▶ _AIM_
Your task is to give the listing below back word for word, pictures excluded.

▶ _DATA LINES_

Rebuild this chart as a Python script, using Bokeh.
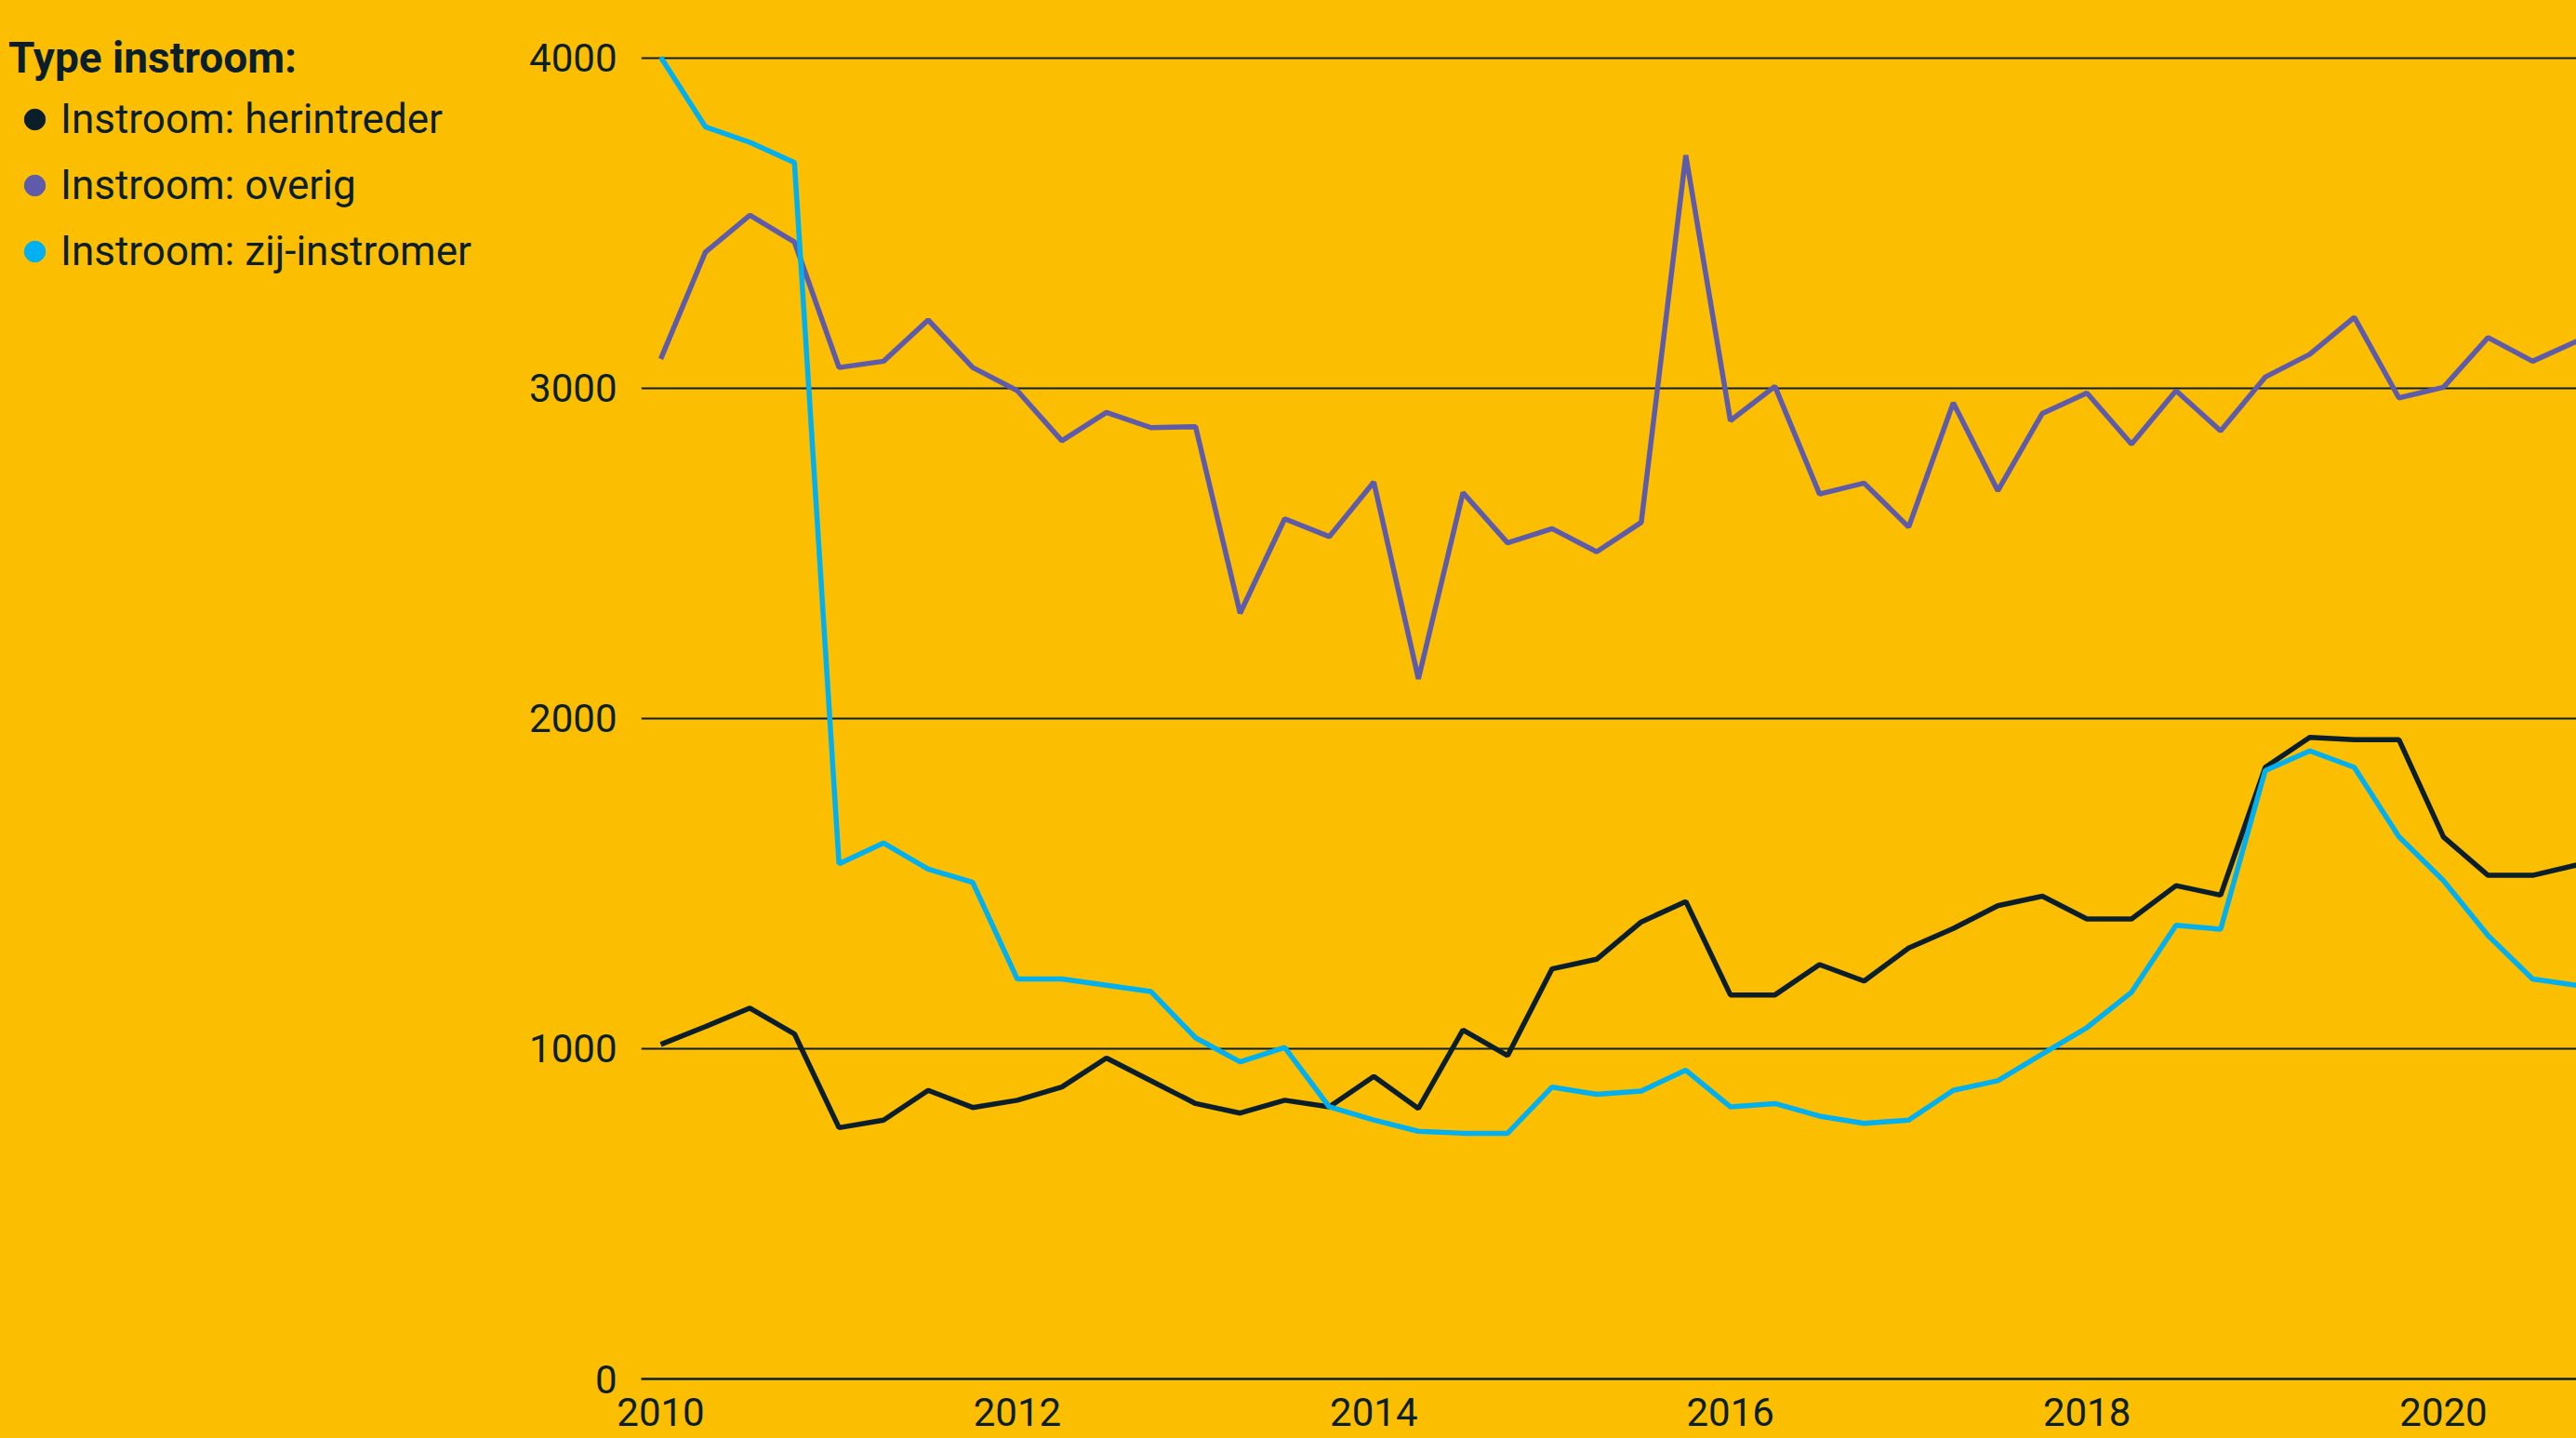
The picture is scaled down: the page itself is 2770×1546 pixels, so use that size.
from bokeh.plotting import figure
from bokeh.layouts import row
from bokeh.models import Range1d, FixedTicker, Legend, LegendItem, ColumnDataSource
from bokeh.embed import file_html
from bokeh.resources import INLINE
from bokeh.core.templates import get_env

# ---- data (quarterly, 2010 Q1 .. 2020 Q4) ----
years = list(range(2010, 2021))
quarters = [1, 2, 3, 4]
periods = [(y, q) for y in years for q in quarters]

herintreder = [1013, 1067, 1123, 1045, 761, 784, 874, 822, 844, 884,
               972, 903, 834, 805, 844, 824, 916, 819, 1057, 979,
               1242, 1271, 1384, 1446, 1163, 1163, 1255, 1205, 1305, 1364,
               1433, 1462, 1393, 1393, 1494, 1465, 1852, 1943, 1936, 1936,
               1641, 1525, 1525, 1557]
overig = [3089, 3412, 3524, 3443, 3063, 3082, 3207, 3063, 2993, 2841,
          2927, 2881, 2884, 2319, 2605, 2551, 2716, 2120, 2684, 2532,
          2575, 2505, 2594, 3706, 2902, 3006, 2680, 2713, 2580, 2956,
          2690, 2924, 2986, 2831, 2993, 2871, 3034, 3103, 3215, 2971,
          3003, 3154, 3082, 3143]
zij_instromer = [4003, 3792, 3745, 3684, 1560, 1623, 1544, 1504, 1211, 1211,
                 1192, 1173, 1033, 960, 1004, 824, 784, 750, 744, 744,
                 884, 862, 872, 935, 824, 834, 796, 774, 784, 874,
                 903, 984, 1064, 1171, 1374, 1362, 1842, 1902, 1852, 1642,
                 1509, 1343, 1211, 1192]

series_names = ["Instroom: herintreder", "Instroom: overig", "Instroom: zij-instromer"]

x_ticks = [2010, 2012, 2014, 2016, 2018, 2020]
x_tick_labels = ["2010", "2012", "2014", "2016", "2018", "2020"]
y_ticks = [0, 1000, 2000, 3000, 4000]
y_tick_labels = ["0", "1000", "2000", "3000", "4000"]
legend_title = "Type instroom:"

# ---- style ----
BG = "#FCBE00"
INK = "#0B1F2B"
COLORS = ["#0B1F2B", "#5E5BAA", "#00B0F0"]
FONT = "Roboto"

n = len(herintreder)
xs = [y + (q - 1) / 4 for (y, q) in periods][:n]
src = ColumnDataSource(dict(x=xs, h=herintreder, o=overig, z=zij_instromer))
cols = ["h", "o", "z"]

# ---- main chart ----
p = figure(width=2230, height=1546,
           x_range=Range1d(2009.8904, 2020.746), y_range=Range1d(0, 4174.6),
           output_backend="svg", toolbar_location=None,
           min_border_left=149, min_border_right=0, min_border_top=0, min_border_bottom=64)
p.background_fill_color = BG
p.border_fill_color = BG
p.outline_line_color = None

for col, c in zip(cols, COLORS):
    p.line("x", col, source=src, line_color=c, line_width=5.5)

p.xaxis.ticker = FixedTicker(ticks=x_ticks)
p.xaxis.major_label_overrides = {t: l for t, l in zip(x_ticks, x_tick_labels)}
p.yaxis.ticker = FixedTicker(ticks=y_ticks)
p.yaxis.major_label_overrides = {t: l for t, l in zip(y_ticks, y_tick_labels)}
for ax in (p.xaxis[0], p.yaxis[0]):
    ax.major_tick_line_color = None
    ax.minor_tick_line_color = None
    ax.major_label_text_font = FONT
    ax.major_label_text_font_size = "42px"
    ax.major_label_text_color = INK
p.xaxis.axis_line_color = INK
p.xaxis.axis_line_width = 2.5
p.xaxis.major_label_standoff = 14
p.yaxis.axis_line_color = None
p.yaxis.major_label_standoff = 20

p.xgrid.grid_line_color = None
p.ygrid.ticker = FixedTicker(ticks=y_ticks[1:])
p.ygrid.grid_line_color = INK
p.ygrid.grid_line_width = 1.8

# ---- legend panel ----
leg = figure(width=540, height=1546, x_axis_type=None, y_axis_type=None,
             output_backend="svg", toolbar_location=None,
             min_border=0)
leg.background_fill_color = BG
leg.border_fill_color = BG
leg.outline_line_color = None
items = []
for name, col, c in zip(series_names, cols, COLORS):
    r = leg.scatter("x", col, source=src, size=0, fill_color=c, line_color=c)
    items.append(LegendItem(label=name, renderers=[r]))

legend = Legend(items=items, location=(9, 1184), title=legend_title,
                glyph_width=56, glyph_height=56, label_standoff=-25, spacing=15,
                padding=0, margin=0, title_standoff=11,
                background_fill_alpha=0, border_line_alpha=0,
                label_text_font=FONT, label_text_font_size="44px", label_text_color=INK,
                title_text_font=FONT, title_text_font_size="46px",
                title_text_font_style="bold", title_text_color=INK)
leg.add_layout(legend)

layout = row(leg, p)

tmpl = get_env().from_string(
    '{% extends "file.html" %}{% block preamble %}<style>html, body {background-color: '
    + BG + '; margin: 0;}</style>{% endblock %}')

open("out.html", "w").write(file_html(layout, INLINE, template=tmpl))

▶ _OUTPUT FOR THIS EXERCISE_
Rebuild this chart as a Python script, using Bokeh.
The picture is scaled down: the page itself is 2770×1546 pixels, so use that size.
from bokeh.plotting import figure
from bokeh.layouts import row
from bokeh.models import Range1d, FixedTicker, Legend, LegendItem, ColumnDataSource
from bokeh.embed import file_html
from bokeh.resources import INLINE
from bokeh.core.templates import get_env

# ---- data (quarterly, 2010 Q1 .. 2020 Q4) ----
years = list(range(2010, 2021))
quarters = [1, 2, 3, 4]
periods = [(y, q) for y in years for q in quarters]

herintreder = [1013, 1067, 1123, 1045, 761, 784, 874, 822, 844, 884,
               972, 903, 834, 805, 844, 824, 916, 819, 1057, 979,
               1242, 1271, 1384, 1446, 1163, 1163, 1255, 1205, 1305, 1364,
               1433, 1462, 1393, 1393, 1494, 1465, 1852, 1943, 1936, 1936,
               1641, 1525, 1525, 1557]
overig = [3089, 3412, 3524, 3443, 3063, 3082, 3207, 3063, 2993, 2841,
          2927, 2881, 2884, 2319, 2605, 2551, 2716, 2120, 2684, 2532,
          2575, 2505, 2594, 3706, 2902, 3006, 2680, 2713, 2580, 2956,
          2690, 2924, 2986, 2831, 2993, 2871, 3034, 3103, 3215, 2971,
          3003, 3154, 3082, 3143]
zij_instromer = [4003, 3792, 3745, 3684, 1560, 1623, 1544, 1504, 1211, 1211,
                 1192, 1173, 1033, 960, 1004, 824, 784, 750, 744, 744,
                 884, 862, 872, 935, 824, 834, 796, 774, 784, 874,
                 903, 984, 1064, 1171, 1374, 1362, 1842, 1902, 1852, 1642,
                 1509, 1343, 1211, 1192]

series_names = ["Instroom: herintreder", "Instroom: overig", "Instroom: zij-instromer"]

x_ticks = [2010, 2012, 2014, 2016, 2018, 2020]
x_tick_labels = ["2010", "2012", "2014", "2016", "2018", "2020"]
y_ticks = [0, 1000, 2000, 3000, 4000]
y_tick_labels = ["0", "1000", "2000", "3000", "4000"]
legend_title = "Type instroom:"

# ---- style ----
BG = "#FCBE00"
INK = "#0B1F2B"
COLORS = ["#0B1F2B", "#5E5BAA", "#00B0F0"]
FONT = "Roboto"

n = len(herintreder)
xs = [y + (q - 1) / 4 for (y, q) in periods][:n]
src = ColumnDataSource(dict(x=xs, h=herintreder, o=overig, z=zij_instromer))
cols = ["h", "o", "z"]

# ---- main chart ----
p = figure(width=2230, height=1546,
           x_range=Range1d(2009.8904, 2020.746), y_range=Range1d(0, 4174.6),
           output_backend="svg", toolbar_location=None,
           min_border_left=149, min_border_right=0, min_border_top=0, min_border_bottom=64)
p.background_fill_color = BG
p.border_fill_color = BG
p.outline_line_color = None

for col, c in zip(cols, COLORS):
    p.line("x", col, source=src, line_color=c, line_width=5.5)

p.xaxis.ticker = FixedTicker(ticks=x_ticks)
p.xaxis.major_label_overrides = {t: l for t, l in zip(x_ticks, x_tick_labels)}
p.yaxis.ticker = FixedTicker(ticks=y_ticks)
p.yaxis.major_label_overrides = {t: l for t, l in zip(y_ticks, y_tick_labels)}
for ax in (p.xaxis[0], p.yaxis[0]):
    ax.major_tick_line_color = None
    ax.minor_tick_line_color = None
    ax.major_label_text_font = FONT
    ax.major_label_text_font_size = "42px"
    ax.major_label_text_color = INK
p.xaxis.axis_line_color = INK
p.xaxis.axis_line_width = 2.5
p.xaxis.major_label_standoff = 14
p.yaxis.axis_line_color = None
p.yaxis.major_label_standoff = 20

p.xgrid.grid_line_color = None
p.ygrid.ticker = FixedTicker(ticks=y_ticks[1:])
p.ygrid.grid_line_color = INK
p.ygrid.grid_line_width = 1.8

# ---- legend panel ----
leg = figure(width=540, height=1546, x_axis_type=None, y_axis_type=None,
             output_backend="svg", toolbar_location=None,
             min_border=0)
leg.background_fill_color = BG
leg.border_fill_color = BG
leg.outline_line_color = None
items = []
for name, col, c in zip(series_names, cols, COLORS):
    r = leg.scatter("x", col, source=src, size=0, fill_color=c, line_color=c)
    items.append(LegendItem(label=name, renderers=[r]))

legend = Legend(items=items, location=(9, 1184), title=legend_title,
                glyph_width=56, glyph_height=56, label_standoff=-25, spacing=15,
                padding=0, margin=0, title_standoff=11,
                background_fill_alpha=0, border_line_alpha=0,
                label_text_font=FONT, label_text_font_size="44px", label_text_color=INK,
                title_text_font=FONT, title_text_font_size="46px",
                title_text_font_style="bold", title_text_color=INK)
leg.add_layout(legend)

layout = row(leg, p)

tmpl = get_env().from_string(
    '{% extends "file.html" %}{% block preamble %}<style>html, body {background-color: '
    + BG + '; margin: 0;}</style>{% endblock %}')

open("out.html", "w").write(file_html(layout, INLINE, template=tmpl))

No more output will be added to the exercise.